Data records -

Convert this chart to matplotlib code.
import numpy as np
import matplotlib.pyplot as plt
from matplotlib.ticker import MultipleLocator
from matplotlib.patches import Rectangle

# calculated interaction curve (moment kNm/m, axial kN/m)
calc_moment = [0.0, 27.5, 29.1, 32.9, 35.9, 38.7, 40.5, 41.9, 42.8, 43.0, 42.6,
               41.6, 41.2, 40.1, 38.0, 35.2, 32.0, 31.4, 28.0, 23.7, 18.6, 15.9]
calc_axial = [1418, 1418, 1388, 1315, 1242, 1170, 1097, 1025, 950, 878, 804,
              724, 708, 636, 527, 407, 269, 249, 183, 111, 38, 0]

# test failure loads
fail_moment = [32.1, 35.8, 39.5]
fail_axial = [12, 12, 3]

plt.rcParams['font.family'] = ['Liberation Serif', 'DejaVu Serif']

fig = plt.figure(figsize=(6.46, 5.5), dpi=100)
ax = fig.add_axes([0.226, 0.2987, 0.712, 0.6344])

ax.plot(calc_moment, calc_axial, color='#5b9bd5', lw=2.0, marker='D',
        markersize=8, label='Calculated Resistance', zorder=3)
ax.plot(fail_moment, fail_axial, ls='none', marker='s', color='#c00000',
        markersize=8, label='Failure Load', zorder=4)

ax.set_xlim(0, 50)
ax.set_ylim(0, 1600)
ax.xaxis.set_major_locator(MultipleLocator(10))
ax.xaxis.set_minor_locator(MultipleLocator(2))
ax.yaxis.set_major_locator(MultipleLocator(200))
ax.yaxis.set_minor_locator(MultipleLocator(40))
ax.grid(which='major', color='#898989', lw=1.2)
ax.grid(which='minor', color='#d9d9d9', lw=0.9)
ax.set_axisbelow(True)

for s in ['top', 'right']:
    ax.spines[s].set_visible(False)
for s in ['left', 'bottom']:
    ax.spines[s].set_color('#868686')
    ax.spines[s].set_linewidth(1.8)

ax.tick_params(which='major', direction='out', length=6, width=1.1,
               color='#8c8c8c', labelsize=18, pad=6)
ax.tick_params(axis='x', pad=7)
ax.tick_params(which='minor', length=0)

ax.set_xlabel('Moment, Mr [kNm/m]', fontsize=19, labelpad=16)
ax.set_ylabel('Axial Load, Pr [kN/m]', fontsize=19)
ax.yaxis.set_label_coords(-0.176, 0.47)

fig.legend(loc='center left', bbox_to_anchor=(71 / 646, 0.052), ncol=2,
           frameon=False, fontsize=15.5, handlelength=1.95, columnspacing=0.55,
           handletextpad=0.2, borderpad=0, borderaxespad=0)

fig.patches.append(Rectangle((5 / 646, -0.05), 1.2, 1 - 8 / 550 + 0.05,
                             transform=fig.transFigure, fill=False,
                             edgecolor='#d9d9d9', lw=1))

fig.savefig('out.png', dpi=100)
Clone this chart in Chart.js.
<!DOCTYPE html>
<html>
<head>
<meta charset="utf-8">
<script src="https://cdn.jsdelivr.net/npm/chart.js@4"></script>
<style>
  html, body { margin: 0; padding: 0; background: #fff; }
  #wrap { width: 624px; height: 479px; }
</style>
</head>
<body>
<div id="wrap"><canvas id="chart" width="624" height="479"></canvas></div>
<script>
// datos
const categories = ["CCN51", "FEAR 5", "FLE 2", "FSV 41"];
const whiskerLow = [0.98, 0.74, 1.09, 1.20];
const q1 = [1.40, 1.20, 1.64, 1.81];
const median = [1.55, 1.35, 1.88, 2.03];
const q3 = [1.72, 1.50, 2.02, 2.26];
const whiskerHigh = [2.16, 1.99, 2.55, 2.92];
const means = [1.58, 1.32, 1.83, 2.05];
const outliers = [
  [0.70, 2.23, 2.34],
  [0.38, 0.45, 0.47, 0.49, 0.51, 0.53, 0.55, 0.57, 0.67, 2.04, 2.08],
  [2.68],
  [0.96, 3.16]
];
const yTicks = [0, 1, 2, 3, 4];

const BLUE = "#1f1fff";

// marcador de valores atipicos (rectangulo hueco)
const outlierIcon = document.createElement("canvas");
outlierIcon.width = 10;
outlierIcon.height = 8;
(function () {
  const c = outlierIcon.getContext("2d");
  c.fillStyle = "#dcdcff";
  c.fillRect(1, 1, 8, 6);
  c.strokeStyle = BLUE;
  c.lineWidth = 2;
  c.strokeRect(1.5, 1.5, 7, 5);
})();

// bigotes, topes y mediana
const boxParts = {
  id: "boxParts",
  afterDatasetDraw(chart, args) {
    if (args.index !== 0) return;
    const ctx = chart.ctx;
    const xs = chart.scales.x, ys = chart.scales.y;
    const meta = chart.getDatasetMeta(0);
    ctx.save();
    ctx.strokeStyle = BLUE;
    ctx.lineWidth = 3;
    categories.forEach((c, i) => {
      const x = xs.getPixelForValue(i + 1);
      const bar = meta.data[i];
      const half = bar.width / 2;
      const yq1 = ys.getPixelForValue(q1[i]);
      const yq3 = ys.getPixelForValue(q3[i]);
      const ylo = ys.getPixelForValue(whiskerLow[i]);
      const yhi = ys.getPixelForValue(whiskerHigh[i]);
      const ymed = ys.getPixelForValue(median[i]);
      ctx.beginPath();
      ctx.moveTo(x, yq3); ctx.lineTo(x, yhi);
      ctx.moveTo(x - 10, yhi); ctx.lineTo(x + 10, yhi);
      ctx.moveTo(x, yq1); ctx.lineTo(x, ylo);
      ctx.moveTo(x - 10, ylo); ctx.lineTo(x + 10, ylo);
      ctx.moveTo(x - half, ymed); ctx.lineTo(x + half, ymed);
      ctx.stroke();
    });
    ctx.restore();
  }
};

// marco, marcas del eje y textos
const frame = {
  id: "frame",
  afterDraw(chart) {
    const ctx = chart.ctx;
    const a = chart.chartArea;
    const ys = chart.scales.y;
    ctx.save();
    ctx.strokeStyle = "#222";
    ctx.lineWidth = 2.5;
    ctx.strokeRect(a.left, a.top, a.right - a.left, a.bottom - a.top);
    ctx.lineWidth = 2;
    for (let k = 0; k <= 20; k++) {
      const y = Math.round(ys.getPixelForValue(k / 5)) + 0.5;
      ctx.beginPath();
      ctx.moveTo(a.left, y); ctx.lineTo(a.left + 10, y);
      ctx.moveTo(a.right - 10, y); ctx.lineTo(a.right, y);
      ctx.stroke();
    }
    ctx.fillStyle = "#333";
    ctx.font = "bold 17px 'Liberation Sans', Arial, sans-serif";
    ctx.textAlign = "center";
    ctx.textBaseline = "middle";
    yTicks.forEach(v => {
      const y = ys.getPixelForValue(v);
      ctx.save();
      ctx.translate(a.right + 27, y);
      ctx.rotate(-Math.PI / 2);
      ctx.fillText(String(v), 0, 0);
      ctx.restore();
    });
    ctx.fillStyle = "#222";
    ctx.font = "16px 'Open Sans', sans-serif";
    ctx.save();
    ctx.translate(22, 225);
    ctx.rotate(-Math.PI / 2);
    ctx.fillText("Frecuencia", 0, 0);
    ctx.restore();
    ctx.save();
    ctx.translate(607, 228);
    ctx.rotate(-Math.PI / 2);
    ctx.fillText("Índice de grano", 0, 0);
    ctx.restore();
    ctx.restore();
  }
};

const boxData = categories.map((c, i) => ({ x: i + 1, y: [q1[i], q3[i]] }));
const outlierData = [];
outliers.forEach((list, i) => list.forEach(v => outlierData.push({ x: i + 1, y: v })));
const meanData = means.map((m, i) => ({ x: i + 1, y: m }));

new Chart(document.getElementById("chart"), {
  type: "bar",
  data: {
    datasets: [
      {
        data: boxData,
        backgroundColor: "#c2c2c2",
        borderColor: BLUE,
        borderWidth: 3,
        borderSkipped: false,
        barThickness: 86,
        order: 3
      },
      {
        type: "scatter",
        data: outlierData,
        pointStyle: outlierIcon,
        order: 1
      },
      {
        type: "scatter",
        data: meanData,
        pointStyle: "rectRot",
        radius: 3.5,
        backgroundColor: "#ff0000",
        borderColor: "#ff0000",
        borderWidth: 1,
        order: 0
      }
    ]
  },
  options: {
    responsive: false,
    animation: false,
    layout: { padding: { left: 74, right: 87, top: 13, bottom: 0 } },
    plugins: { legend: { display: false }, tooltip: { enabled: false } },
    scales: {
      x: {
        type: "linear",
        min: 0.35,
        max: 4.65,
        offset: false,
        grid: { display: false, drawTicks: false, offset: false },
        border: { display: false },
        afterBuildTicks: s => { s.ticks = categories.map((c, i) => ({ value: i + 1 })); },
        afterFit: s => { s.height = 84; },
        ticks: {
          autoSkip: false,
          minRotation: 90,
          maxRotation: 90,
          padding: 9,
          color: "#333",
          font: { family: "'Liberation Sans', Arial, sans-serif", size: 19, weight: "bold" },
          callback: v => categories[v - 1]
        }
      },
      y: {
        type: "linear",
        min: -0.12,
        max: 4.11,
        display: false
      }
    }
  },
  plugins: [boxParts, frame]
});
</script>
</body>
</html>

Work to complete - Beginning at the first line of the records, give again each line exactly as written, ending with the line that contains "markersize=8, label='Failure Load', zorder=4)".

Exercise result -
Convert this chart to matplotlib code.
import numpy as np
import matplotlib.pyplot as plt
from matplotlib.ticker import MultipleLocator
from matplotlib.patches import Rectangle

# calculated interaction curve (moment kNm/m, axial kN/m)
calc_moment = [0.0, 27.5, 29.1, 32.9, 35.9, 38.7, 40.5, 41.9, 42.8, 43.0, 42.6,
               41.6, 41.2, 40.1, 38.0, 35.2, 32.0, 31.4, 28.0, 23.7, 18.6, 15.9]
calc_axial = [1418, 1418, 1388, 1315, 1242, 1170, 1097, 1025, 950, 878, 804,
              724, 708, 636, 527, 407, 269, 249, 183, 111, 38, 0]

# test failure loads
fail_moment = [32.1, 35.8, 39.5]
fail_axial = [12, 12, 3]

plt.rcParams['font.family'] = ['Liberation Serif', 'DejaVu Serif']

fig = plt.figure(figsize=(6.46, 5.5), dpi=100)
ax = fig.add_axes([0.226, 0.2987, 0.712, 0.6344])

ax.plot(calc_moment, calc_axial, color='#5b9bd5', lw=2.0, marker='D',
        markersize=8, label='Calculated Resistance', zorder=3)
ax.plot(fail_moment, fail_axial, ls='none', marker='s', color='#c00000',
        markersize=8, label='Failure Load', zorder=4)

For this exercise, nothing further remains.